Rows from a dataset of charts and code
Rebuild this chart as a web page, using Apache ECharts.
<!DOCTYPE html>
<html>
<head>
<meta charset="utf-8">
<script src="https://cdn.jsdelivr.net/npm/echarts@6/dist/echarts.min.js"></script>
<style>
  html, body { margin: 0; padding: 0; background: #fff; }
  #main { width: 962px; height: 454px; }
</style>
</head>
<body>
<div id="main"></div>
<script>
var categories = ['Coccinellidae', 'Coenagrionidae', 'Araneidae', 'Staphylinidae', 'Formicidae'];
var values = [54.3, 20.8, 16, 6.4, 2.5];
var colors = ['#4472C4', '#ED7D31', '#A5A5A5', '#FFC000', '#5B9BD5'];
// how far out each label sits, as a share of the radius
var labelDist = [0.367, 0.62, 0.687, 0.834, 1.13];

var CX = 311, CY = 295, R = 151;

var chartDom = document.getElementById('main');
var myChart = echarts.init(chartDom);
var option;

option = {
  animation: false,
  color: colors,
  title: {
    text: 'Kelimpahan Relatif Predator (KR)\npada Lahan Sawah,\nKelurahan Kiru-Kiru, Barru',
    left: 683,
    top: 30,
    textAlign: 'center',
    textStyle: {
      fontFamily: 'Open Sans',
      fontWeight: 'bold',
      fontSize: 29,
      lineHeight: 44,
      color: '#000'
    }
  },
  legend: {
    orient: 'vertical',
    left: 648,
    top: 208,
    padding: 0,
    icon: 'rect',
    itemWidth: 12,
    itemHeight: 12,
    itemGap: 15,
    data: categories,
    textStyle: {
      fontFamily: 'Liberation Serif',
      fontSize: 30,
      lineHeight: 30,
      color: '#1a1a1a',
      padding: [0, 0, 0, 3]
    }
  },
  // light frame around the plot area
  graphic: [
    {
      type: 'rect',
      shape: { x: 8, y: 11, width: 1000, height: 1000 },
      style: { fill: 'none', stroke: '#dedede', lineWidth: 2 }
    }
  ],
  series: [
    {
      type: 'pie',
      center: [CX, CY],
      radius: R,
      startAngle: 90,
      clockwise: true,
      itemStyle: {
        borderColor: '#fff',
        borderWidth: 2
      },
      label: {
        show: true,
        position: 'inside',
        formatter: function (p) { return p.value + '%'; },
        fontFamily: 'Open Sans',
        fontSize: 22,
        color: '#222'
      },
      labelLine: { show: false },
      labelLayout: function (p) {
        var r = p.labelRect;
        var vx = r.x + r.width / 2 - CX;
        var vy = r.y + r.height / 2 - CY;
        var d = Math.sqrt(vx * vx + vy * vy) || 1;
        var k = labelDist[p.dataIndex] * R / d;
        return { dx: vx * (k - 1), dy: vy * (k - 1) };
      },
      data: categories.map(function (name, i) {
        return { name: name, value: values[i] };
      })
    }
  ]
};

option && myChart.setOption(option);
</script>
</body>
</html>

...

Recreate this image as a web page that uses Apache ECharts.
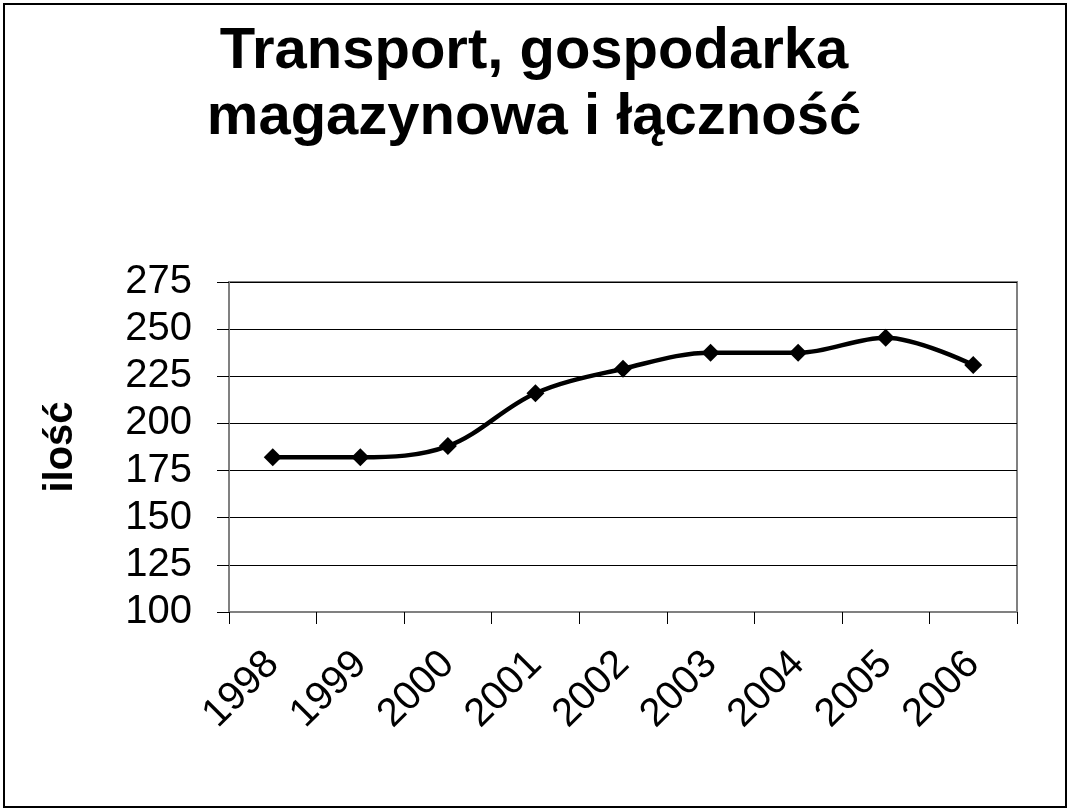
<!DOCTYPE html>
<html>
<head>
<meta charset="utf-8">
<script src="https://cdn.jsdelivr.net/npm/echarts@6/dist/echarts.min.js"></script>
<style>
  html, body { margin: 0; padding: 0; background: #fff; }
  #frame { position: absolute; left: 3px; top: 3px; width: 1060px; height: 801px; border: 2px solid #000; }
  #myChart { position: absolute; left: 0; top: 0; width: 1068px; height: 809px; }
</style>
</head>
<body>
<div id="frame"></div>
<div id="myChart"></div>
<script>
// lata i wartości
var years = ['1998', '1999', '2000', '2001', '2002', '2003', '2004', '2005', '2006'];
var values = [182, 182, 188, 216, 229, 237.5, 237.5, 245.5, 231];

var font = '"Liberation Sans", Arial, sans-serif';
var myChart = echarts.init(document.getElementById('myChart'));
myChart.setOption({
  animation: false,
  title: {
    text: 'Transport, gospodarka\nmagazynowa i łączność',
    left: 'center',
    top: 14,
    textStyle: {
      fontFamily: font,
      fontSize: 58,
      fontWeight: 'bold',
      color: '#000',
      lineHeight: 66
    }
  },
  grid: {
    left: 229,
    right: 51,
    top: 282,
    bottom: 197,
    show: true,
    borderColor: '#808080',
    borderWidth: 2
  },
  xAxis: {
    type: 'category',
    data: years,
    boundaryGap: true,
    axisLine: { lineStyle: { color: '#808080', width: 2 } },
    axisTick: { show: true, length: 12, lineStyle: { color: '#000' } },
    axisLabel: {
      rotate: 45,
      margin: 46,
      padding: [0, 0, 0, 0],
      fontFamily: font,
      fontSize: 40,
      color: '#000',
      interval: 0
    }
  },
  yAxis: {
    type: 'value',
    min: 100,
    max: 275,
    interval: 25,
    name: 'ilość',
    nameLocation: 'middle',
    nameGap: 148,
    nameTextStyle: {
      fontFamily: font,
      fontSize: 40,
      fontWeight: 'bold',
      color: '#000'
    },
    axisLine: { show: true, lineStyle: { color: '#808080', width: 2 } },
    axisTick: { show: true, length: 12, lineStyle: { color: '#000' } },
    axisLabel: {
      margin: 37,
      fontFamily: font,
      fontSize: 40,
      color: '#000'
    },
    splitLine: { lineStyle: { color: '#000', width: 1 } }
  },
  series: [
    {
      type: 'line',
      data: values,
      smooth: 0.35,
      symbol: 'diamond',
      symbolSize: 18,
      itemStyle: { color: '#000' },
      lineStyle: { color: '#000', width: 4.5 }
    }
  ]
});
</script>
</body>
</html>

...

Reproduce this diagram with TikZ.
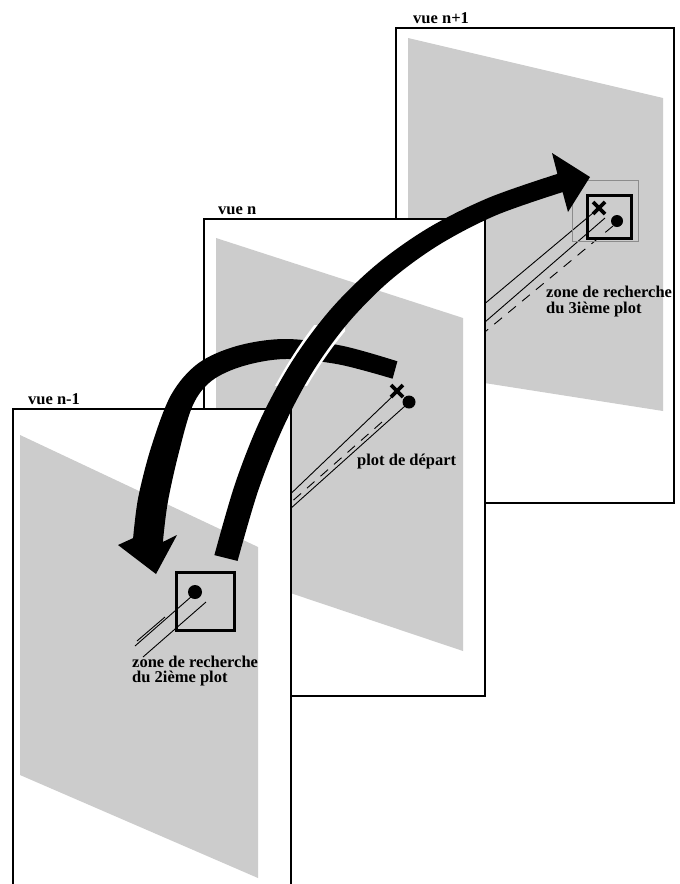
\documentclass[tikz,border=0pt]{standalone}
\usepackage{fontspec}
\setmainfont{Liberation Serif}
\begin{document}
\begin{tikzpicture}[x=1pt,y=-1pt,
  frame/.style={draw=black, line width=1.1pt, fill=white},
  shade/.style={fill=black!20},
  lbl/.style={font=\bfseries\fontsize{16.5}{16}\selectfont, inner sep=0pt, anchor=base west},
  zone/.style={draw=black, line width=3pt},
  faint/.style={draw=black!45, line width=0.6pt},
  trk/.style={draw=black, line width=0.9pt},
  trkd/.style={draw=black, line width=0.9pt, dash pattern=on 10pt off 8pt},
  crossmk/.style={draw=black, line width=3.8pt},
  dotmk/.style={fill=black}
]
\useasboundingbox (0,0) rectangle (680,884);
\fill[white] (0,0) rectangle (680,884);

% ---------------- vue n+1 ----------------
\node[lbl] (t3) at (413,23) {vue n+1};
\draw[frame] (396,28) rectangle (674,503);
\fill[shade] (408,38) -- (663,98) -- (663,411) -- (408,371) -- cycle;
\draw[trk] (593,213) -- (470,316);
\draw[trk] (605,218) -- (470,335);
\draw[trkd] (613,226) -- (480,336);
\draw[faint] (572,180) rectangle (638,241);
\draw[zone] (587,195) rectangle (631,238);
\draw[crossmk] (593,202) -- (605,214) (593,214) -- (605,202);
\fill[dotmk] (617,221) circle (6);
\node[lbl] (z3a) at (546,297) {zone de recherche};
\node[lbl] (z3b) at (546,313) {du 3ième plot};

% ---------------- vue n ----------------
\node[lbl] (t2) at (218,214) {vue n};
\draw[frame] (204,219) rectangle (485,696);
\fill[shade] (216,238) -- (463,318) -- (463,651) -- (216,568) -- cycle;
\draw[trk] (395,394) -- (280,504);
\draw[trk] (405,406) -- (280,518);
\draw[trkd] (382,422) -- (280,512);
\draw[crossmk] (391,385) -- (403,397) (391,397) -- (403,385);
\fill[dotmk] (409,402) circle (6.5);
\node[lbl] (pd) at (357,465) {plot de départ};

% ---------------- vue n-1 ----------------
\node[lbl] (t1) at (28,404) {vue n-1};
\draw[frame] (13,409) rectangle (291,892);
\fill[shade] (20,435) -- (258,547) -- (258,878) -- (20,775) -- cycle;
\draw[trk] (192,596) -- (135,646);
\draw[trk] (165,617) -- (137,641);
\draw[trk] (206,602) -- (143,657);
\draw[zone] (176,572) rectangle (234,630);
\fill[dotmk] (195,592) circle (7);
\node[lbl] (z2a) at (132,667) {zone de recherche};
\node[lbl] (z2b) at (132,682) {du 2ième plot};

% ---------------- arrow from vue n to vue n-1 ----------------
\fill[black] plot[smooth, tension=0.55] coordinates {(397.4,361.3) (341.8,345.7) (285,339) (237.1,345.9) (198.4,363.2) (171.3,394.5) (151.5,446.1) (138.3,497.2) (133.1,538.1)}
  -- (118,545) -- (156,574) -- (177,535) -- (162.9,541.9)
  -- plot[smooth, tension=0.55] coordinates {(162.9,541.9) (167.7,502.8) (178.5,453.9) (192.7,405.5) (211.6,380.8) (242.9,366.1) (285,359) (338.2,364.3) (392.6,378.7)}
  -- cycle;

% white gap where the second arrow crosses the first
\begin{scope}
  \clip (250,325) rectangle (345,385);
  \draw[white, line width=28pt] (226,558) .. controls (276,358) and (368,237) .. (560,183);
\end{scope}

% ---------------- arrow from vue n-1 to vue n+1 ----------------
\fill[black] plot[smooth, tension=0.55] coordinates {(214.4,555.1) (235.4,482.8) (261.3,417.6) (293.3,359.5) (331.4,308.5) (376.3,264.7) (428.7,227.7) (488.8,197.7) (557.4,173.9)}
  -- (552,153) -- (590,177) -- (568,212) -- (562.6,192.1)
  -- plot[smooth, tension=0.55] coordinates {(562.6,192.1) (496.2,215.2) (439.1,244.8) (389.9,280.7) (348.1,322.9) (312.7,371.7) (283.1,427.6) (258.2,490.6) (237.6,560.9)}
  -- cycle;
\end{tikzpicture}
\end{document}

_TASK GOAL_
Could you quote, word for word, only the lines from the one containing "Reproduce this diagram with TikZ." through the one containing "(z3b) at (546,313)", both included, and leave out any pictures?

_RESPONSE TO THE TASK_
Reproduce this diagram with TikZ.
\documentclass[tikz,border=0pt]{standalone}
\usepackage{fontspec}
\setmainfont{Liberation Serif}
\begin{document}
\begin{tikzpicture}[x=1pt,y=-1pt,
  frame/.style={draw=black, line width=1.1pt, fill=white},
  shade/.style={fill=black!20},
  lbl/.style={font=\bfseries\fontsize{16.5}{16}\selectfont, inner sep=0pt, anchor=base west},
  zone/.style={draw=black, line width=3pt},
  faint/.style={draw=black!45, line width=0.6pt},
  trk/.style={draw=black, line width=0.9pt},
  trkd/.style={draw=black, line width=0.9pt, dash pattern=on 10pt off 8pt},
  crossmk/.style={draw=black, line width=3.8pt},
  dotmk/.style={fill=black}
]
\useasboundingbox (0,0) rectangle (680,884);
\fill[white] (0,0) rectangle (680,884);

% ---------------- vue n+1 ----------------
\node[lbl] (t3) at (413,23) {vue n+1};
\draw[frame] (396,28) rectangle (674,503);
\fill[shade] (408,38) -- (663,98) -- (663,411) -- (408,371) -- cycle;
\draw[trk] (593,213) -- (470,316);
\draw[trk] (605,218) -- (470,335);
\draw[trkd] (613,226) -- (480,336);
\draw[faint] (572,180) rectangle (638,241);
\draw[zone] (587,195) rectangle (631,238);
\draw[crossmk] (593,202) -- (605,214) (593,214) -- (605,202);
\fill[dotmk] (617,221) circle (6);
\node[lbl] (z3a) at (546,297) {zone de recherche};
\node[lbl] (z3b) at (546,313) {du 3ième plot};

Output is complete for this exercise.